The main takeaway is that $0 down is a tool, not a trophy.

It can be an excellent move when:

  • you need to preserve working capital
  • the equipment will generate revenue quickly
  • the file is clean enough to support it
  • the structure is disciplined

It is a bad move when:

  • it forces an unhealthy payment
  • you are using it to avoid facing a weak file
  • the asset is risky and the lender is compensating through expensive structure
  • a modest down payment would create a much better deal

Mehmi is most useful when the goal is not “zero down at any cost,” but “the least cash out of pocket that still keeps the deal safe.”

FAQ

Canada-specific FAQs about $0-down equipment financing

Is $0-down equipment financing really possible in Canada?

Yes. It is possible, especially on strong files with standard equipment, clean documentation, and good recent bank statements. But “$0 down” does not always mean zero cash due at closing.

Is leasing the best way to get zero down?

Often, yes. Leasing structures frequently make $0-down more realistic because the collateral and structure do more of the risk work than in a plain equipment loan.

Can startups get $0-down equipment financing?

Sometimes, but it is harder. Without operating history, lenders usually want comfort from somewhere else: stronger guarantors, better collateral, more documentation, or some equity contribution.

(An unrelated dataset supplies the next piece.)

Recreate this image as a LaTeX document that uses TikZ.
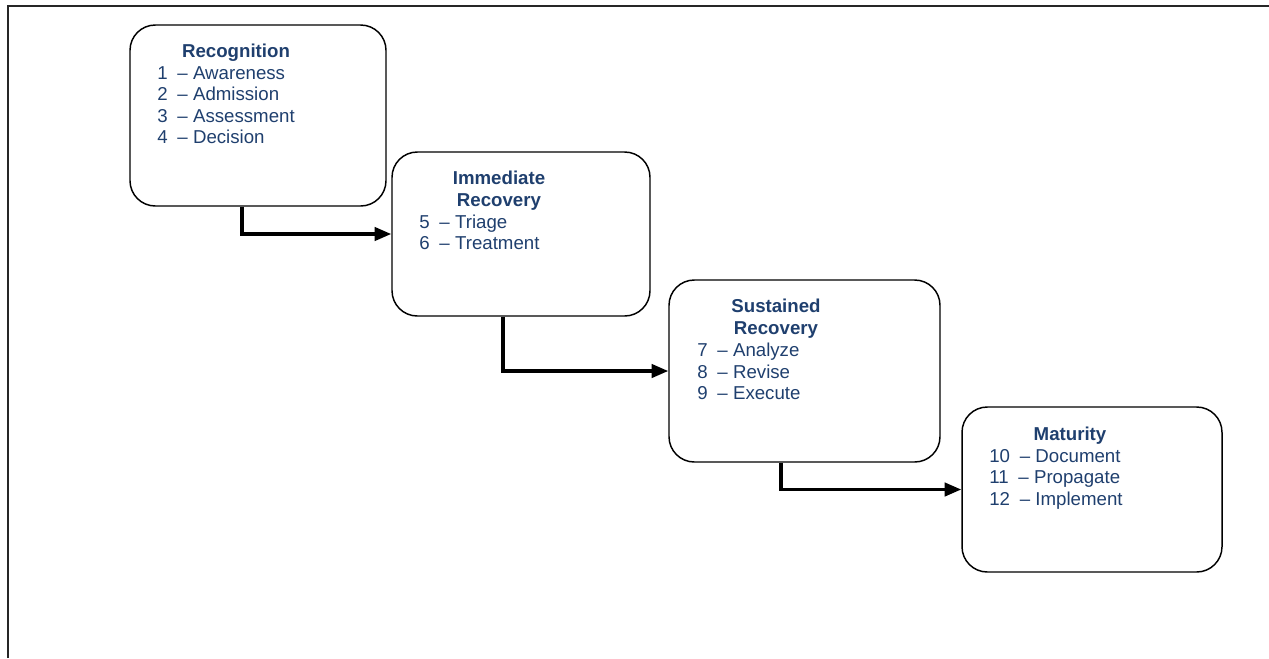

Does bad credit automatically rule out zero down?

No, but it makes the file harder. If credit is weaker, lenders usually want stronger bank statements, stronger equipment, or a better overall structure. Zero down is still possible in some cases, but less common.

Can government-backed programs help me get zero down?

Sometimes. Programs like the Canada Small Business Financing Program can improve access to equipment financing through lender risk-sharing, but they do not eliminate underwriting. Also, farming is excluded from CSBFP.

What is the biggest mistake people make with $0-down requests?

Treating “no down payment” as the goal instead of “best overall deal.” Sometimes a small upfront amount produces a safer payment, faster approval, and a cheaper total structure.